Dans la suite, à ces vers sans mesure, on substitua les satyres ; & ce poëme devint exact, par rapport à la mesure des vers, mais il y regnoit toujours une plaisanterie licentieuse. Le chant étoit accompagné de la flûte, & le chanteur joignoit à sa voix des gestes & des mouvemens convenables. Il n’y avoit dans ces jeux aucune idée de poëme dramatique ; les Romains en ignoroient alors jusqu’au nom. Ils n’avoient encore rien emprunté des Grecs à cet égard ; ils ne commencerent à les imiter que lorsqu’ils entreprirent de former un art de ce que la nature ou le hasard leur avoit présenté. Livius Andronicus, grec de naissance, esclave de Marcus Livius Salinator, & depuis affranchi par son maître dont il avoit élevé les enfans, porta à Rome la connoissance du poëme dramatique. Il osa le premier donner des pieces dans lesquelles il introduisit la fable, ou la composition des choses qui doivent former le poëme dramatique, c’est-à-dire une action. Ce fut l’an 514 de la fondation de Rome, 160 ans après la mort de Sophocle & d’Euripide, & 52 ans après celle de Ménandre.

L’exemple de Livius Andronicus fit naître plusieurs poëtes, qui s’attacherent à perfectionner ce nouveau genre. On imita les Grecs, on traduisit leurs pieces, & l’on en fit sur de bons modeles, & d’après les regles de l’art. Leurs jeux scéniques comprenoient la tragédie & la comédie. Ils avoient deux especes de tragédies ; l’une dont les mœurs, les personnages & les habits étoient grecs, se nommoit palliata ; l’autre dont les personnages étoient romains, s’appelloit prætextata, du nom de l’habit que portoient à Rome les personnes de condition. Voyez Tragédie.

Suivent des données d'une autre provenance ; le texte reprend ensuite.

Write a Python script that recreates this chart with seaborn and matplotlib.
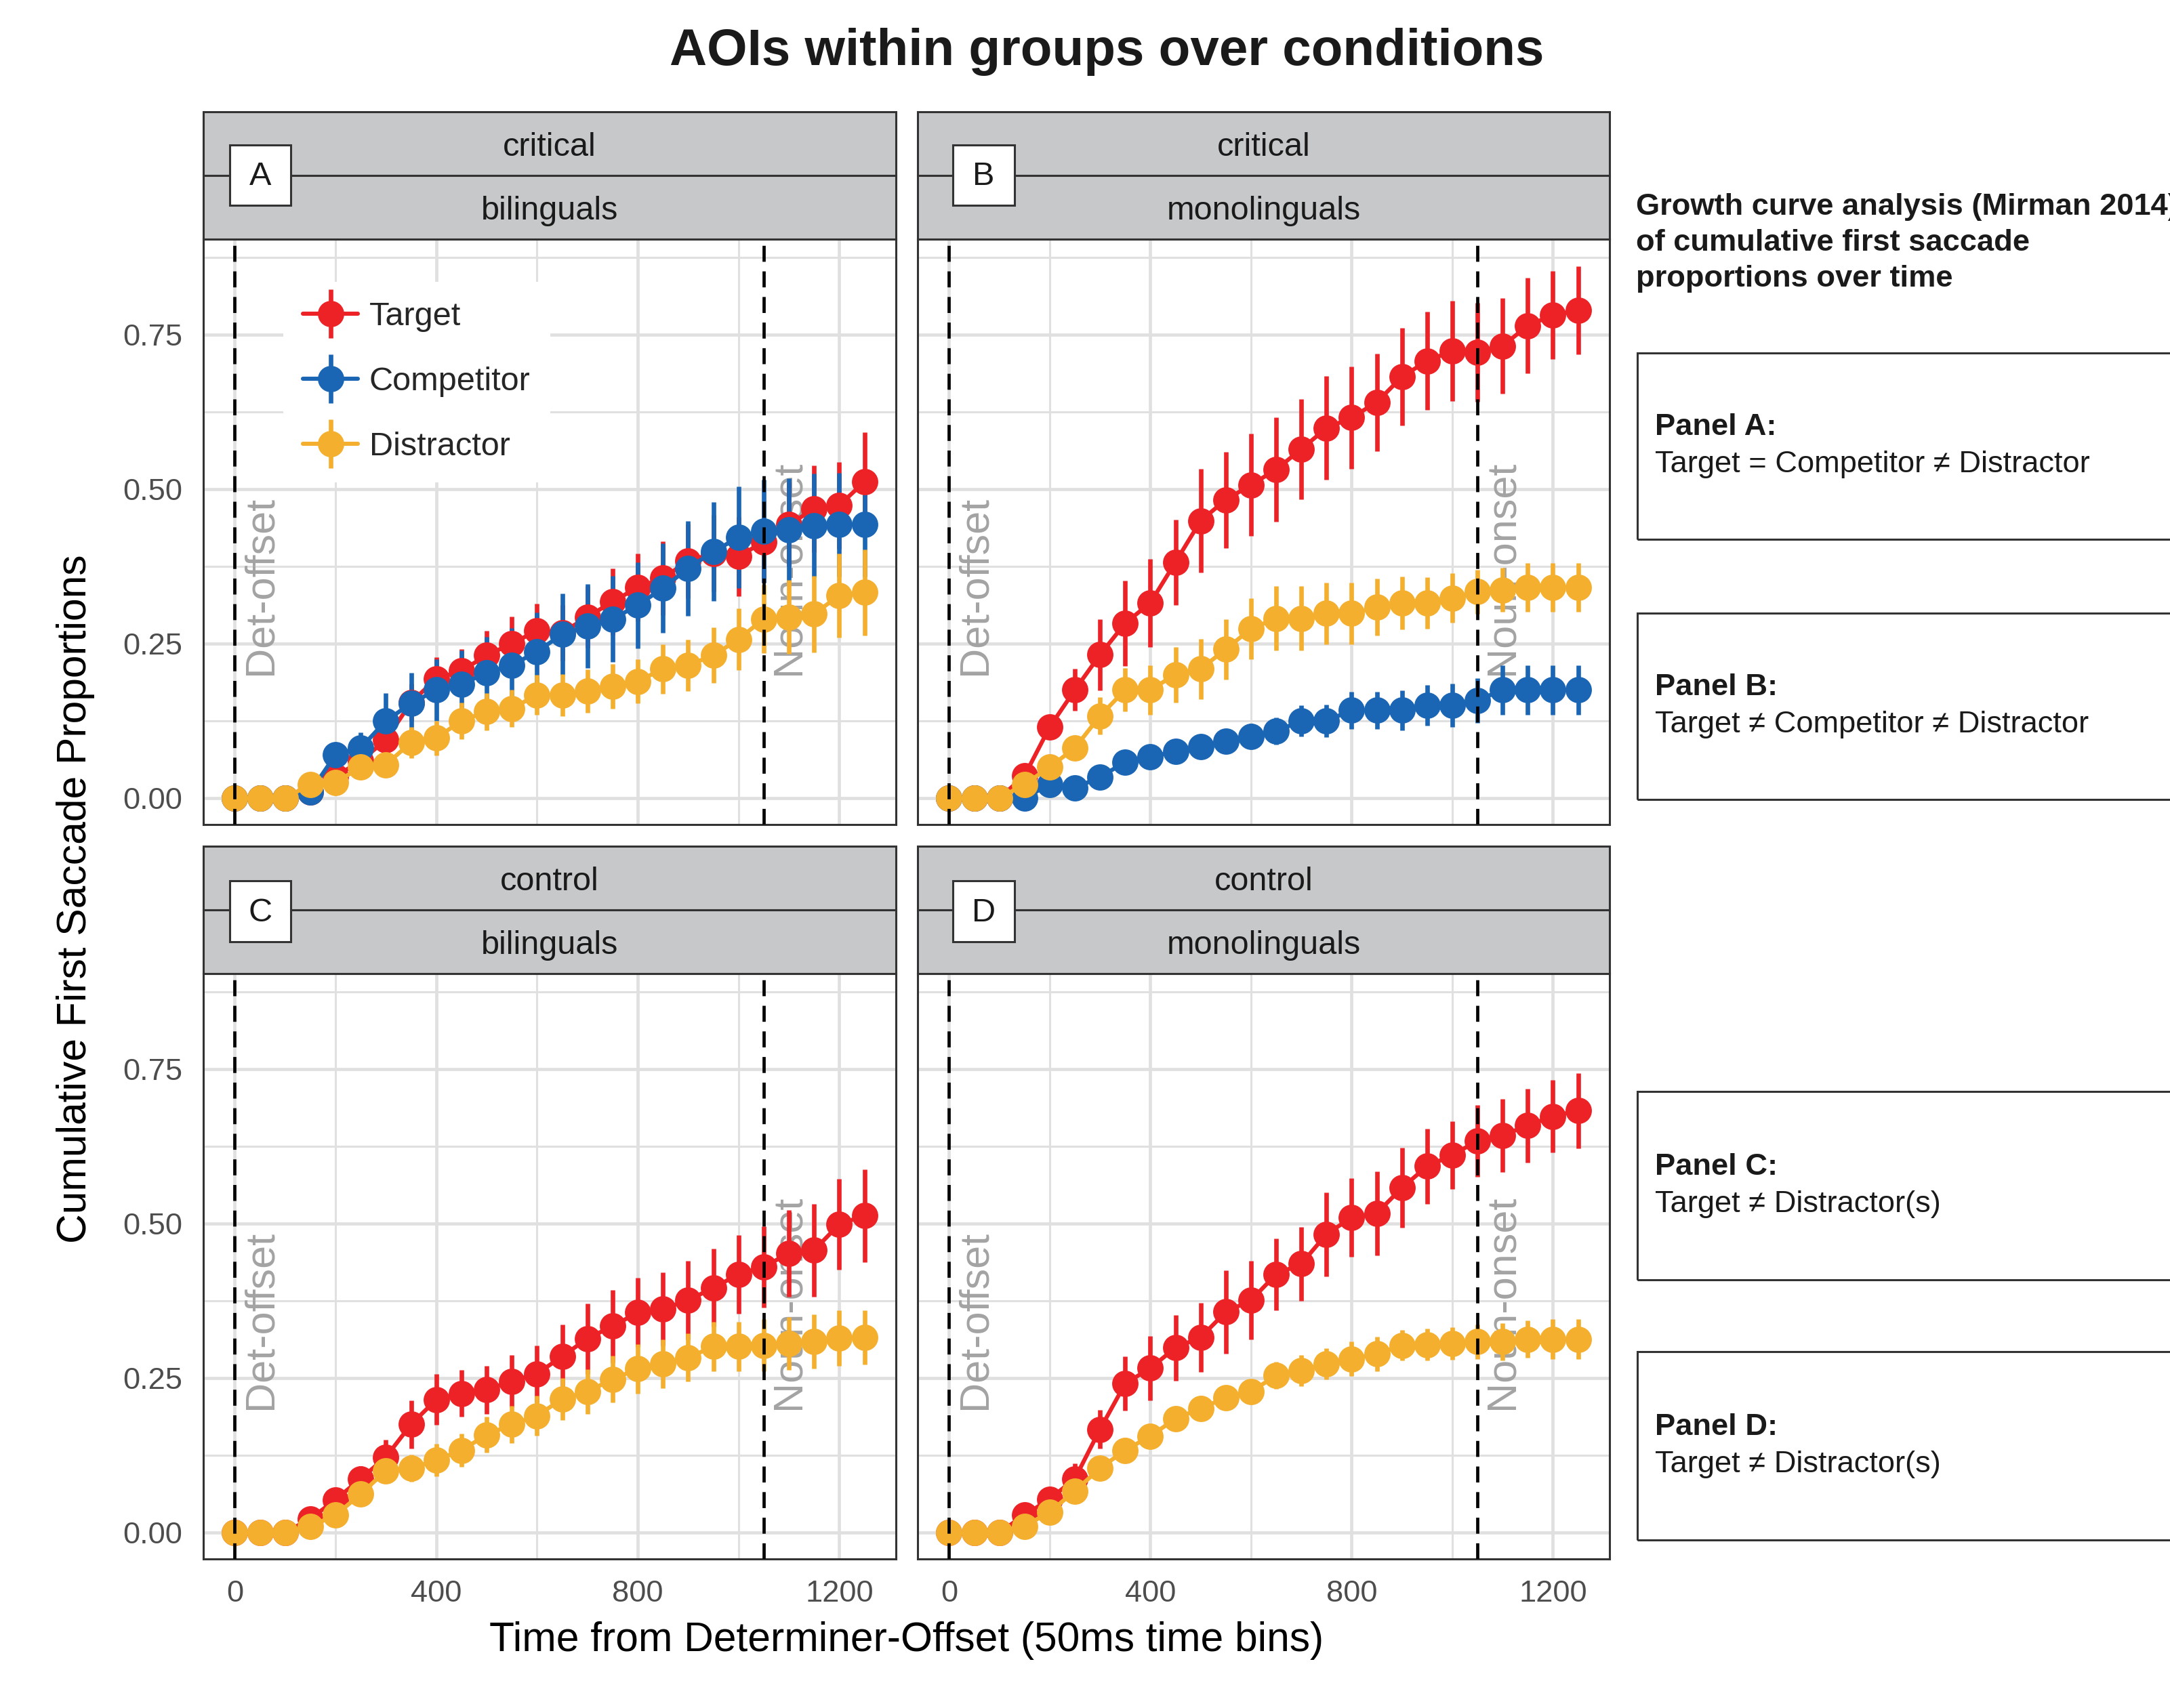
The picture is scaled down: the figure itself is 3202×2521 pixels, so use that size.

La comédie romaine se divisoit en quatre especes ; la togata proprement dite, la tabernaria, les attellanes & les mimes. La togata étoit du genre sérieux ; les pieces du second caractere l’étoient beaucoup moins ; dans les attellanes le dialogue n’étoit point écrit ; les mimes n’étoient que des farces où les acteurs jouoient sans chaussure. Si la tragédie ne fit pas de grands progrès à Rome, la bonne comédie ne fut guere plus heureuse ; nous ne connoissons que les titres de quelques-unes de leurs pieces tragiques, qui ne sont pas parvenues jusqu’à nous ; & nous n’avons de leurs comédies que celles de Plaute & de Térence, qui furent ensuite négligées par le goût de la multitude pour les attellanes, & les farces des mimes. Enfin ce qui s’opposa le plus chez les Romains aux progrès du vrai genre dramatique, fut l’art des pantomimes, qui sans rien prononcer se faisoient entendre par le seul moyen du geste & des mouvemens du corps. Mém. des inscrip. tom. XVII. in-4°. (D. J.)